“Art can be about aesthetic beauty and also about changing the world.” — Gary Steuer, Chief Cultural Officer, City of Philadelphia
“We need to be more present in the world…encounter it.”— Amy Franceschini, Founder of Futurefarmers, Creator of Soil Kitchen
“It would cost $300 million to clean lead out of the contaminated ground in New Orleans. That’s what one day costs in the war in Iraq. I felt compelled into action.” — Mel Chin, Operation Paydirt/Fundred Dollar Bill Project
Art is about the shaping of consciousness. Before politics enter, before science enters, you have to change consciousness. This panel, Creativity and Development—Arts as an Economic Driver, was featured at the Brownfileds 2011 Conference on April 5. Organized and moderated by the Mt. Airy Art Garage, panelists discussed exactly these questions with over 150 scientists, artists, organic farmers, architects, and others in attendance at this session (over 7,000 participated in this conference held in the new wing of the Convention Center).
This distinguished panel spoke about the role of community collaborations, partnerships, the coming together of social and civic relationships, developing collective attitudes. They spoke to reconceiving systems to encourage sustainable development and the global implications of local reconstruction. The room was filled with imagination and inspiration.
Gary Steuer, Chief Cultural Officer for Philadelphia’s Office of Arts, Culture and the Creative Economy, spoke to art generating the economy while making us better citizens. He described various artists’ projects both locally and nationally, such as the Crane Building (built on Brownfields), that generate transformation in communities and society as a whole—social goals integrating with art.

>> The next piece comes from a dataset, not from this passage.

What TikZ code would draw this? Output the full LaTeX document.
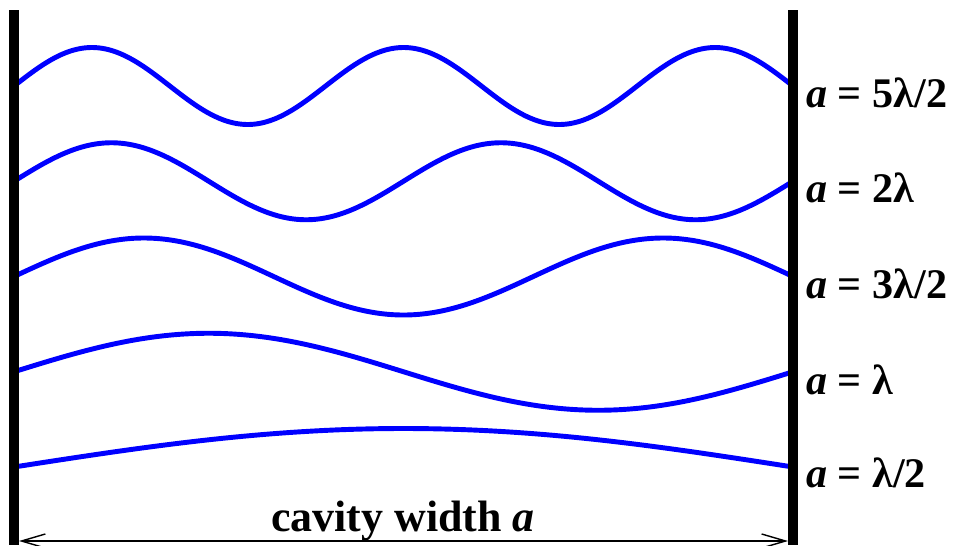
\documentclass[tikz,border=0pt]{standalone}
\usepackage{fontspec}
\setmainfont{Liberation Serif}
\usetikzlibrary{arrows.meta}

\begin{document}
\begin{tikzpicture}[x=0.02cm,y=-0.02cm,
    wave/.style={blue,line width=2.8pt},
    wall/.style={line width=5.7pt},
    modelabel/.style={anchor=base west,inner sep=0pt,font=\fontsize{24}{28}\selectfont\bfseries}]
    \useasboundingbox (0,0) rectangle (963,545);
    % standing waves, n half wavelengths between the walls
    \foreach \n in {5,4,3,2,1}
        \draw[wave] plot[domain=14:793,samples=150,smooth]
            (\x,{86+95.25*(5-\n)-38.5*sin(\n*((\x-14)/779)*180)});
    \draw[wall] (14,10) -- (14,545);
    \draw[wall] (793,10) -- (793,545);
    \node[modelabel] (m5) at (806,107) {\itshape a\upshape{} = 5λ/2};
    \node[modelabel] (m4) at (806,202) {\itshape a\upshape{} = 2λ};
    \node[modelabel] (m3) at (806,298) {\itshape a\upshape{} = 3λ/2};
    \node[modelabel] (m2) at (806,394) {\itshape a\upshape{} = λ};
    \node[modelabel] (m1) at (806,487) {\itshape a\upshape{} = λ/2};
    \coordinate (leftend) at (19,541);
    \coordinate (rightend) at (788,541);
    \draw[line width=0.8pt,{Straight Barb[length=13.6pt,width=8pt]}-{Straight Barb[length=13.6pt,width=8pt]}]
        (leftend) -- (rightend);
    \node[anchor=base,font=\fontsize{25}{30}\selectfont\bfseries] (width) at (403,531) {cavity width \itshape a};
\end{tikzpicture}
\end{document}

Amy Franceschini makes things that matter. She believes in empowering the participants. So the design is no longer the object but the entire human experience. Amy, with Soil Kitchen, received the first-ever commission in Philadelphia for a temporary public art project, built to coincide with the Brownfields Conference.
Soil Kitchen is a windmill powered sculpture that invites you to imagine a green future while exchanging a soil sample (evaluated for contaminants by the EPA at the site) for soup. You find out about your soil contamination, and the City gets stats for the entire city as well. Take matters into your own hands; make the connections between the ground we live on and the food we eat.

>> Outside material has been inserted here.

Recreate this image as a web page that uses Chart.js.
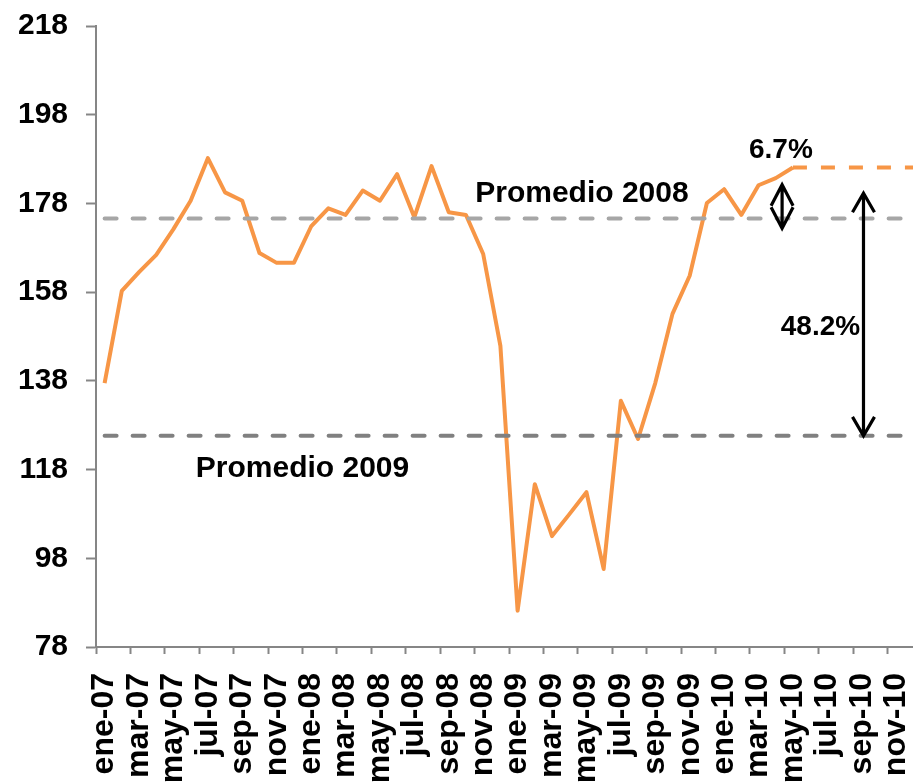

Mel Chin’s art verifies science— he’s a world citizen and activist. He “speaks” guns with shovels as nozzles. He investigates how art can provoke greater social awareness, government funding, and change. His art challenges you to think, collaborate, participate. Operation Paydirt/Fundred Dollar Bill Project has high stakes—to rescue the lives of more than 30% of children in New Orleans contaminated by lead poisoning (even prior to Katrina!). And that rescue can eventually domino into other cities, like Philadelphia, contaminated as well.

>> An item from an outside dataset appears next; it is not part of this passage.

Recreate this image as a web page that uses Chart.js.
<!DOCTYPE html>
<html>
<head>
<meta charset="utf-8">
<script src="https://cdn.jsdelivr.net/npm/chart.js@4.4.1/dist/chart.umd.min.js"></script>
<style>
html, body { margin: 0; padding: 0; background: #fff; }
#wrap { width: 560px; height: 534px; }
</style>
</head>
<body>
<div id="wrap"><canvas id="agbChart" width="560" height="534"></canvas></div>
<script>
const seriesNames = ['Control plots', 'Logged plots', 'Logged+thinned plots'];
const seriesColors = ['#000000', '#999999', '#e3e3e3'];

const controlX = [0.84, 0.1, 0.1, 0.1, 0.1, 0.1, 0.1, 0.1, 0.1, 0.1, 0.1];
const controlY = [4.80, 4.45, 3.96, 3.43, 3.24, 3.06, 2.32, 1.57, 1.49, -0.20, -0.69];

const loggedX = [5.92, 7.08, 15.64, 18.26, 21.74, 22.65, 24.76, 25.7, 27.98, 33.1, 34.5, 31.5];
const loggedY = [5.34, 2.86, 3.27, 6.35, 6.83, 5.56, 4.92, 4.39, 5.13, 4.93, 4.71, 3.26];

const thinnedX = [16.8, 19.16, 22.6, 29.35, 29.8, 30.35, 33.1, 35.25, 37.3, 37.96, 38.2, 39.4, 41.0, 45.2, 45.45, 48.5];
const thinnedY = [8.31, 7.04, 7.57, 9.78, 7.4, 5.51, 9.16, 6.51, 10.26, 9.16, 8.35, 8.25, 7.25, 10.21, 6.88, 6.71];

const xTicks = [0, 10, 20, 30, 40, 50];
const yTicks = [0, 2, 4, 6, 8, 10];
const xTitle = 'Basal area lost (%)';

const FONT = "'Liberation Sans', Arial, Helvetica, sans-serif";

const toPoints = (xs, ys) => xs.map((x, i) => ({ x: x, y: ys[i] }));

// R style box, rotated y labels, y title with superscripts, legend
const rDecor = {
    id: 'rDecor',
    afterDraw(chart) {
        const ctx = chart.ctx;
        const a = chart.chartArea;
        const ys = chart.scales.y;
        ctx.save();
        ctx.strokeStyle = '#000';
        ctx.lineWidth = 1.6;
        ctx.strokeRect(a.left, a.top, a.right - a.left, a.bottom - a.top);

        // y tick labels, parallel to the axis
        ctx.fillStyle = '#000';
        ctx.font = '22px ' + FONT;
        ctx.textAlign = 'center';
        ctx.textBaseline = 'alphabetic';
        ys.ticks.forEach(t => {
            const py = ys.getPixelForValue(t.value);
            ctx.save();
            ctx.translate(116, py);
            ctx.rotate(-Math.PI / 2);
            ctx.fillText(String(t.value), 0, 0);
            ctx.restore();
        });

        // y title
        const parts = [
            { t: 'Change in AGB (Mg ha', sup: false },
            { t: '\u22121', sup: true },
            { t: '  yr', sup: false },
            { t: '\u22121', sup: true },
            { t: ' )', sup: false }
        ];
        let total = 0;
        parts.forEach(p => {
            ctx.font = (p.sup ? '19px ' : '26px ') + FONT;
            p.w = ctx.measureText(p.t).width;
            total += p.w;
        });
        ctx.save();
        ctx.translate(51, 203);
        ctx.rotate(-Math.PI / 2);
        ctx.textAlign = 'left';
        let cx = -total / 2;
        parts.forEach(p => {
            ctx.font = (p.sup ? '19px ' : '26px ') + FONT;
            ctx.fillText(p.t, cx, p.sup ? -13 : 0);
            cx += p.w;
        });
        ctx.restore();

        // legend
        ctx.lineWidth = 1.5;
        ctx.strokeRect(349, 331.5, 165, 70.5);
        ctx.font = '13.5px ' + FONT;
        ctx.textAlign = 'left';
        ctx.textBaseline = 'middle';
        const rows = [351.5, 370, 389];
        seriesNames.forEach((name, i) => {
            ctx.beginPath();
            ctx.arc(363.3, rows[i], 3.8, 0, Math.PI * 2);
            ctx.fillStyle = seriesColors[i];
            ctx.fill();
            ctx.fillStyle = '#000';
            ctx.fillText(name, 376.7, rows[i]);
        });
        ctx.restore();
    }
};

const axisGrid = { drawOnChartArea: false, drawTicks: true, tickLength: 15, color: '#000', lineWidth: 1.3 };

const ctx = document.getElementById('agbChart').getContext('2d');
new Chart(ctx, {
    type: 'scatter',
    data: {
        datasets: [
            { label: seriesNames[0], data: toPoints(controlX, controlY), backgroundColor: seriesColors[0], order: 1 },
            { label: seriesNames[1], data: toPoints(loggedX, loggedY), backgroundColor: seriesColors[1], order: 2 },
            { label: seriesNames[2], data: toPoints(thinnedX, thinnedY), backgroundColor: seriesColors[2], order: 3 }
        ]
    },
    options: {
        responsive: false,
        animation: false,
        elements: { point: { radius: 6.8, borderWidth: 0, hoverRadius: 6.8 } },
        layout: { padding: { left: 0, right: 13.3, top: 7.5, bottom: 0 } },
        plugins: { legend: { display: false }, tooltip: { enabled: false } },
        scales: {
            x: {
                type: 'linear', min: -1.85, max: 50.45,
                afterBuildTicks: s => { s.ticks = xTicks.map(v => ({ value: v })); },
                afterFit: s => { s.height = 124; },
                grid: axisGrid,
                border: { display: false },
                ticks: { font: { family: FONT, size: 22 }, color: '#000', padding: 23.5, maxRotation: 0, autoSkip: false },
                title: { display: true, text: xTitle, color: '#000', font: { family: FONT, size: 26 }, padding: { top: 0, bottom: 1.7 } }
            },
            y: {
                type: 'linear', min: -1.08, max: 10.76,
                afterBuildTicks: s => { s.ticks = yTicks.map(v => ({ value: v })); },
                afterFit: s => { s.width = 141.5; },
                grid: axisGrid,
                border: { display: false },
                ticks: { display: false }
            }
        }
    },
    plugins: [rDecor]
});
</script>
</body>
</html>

Mel feels “compelled into action.” With this particular project, you become transformed to create rescue for others. So how does it work? You download a fundred template and draw your own fundred dollar bill.
Or you can go to the Fabric Workshop to their “Philadelphia collections center,” draw it, and hang it on the wall alongside of hundreds of other fundreds. As Mel says, the project is not about him but about anyone who draws their own fundred dollar bill. And when $300 million fundreds are completed, they will be delivered to Congress, via armored trucks making pickups from schools and universities, art institutions, and community centers. Operation Paydirt will then ask Congress for an even exchange of real dollars to clean up the lead-polluted soil in New Orleans making it safe for the children. Here again, is art that makes you part of the solution, one fundred at a time. Mel Chin also announced that the Smithsonian has requested to permanently display and house the fundreds on completion.
Quite an event! Not only a contribution on sustainability, but art as a world change agent.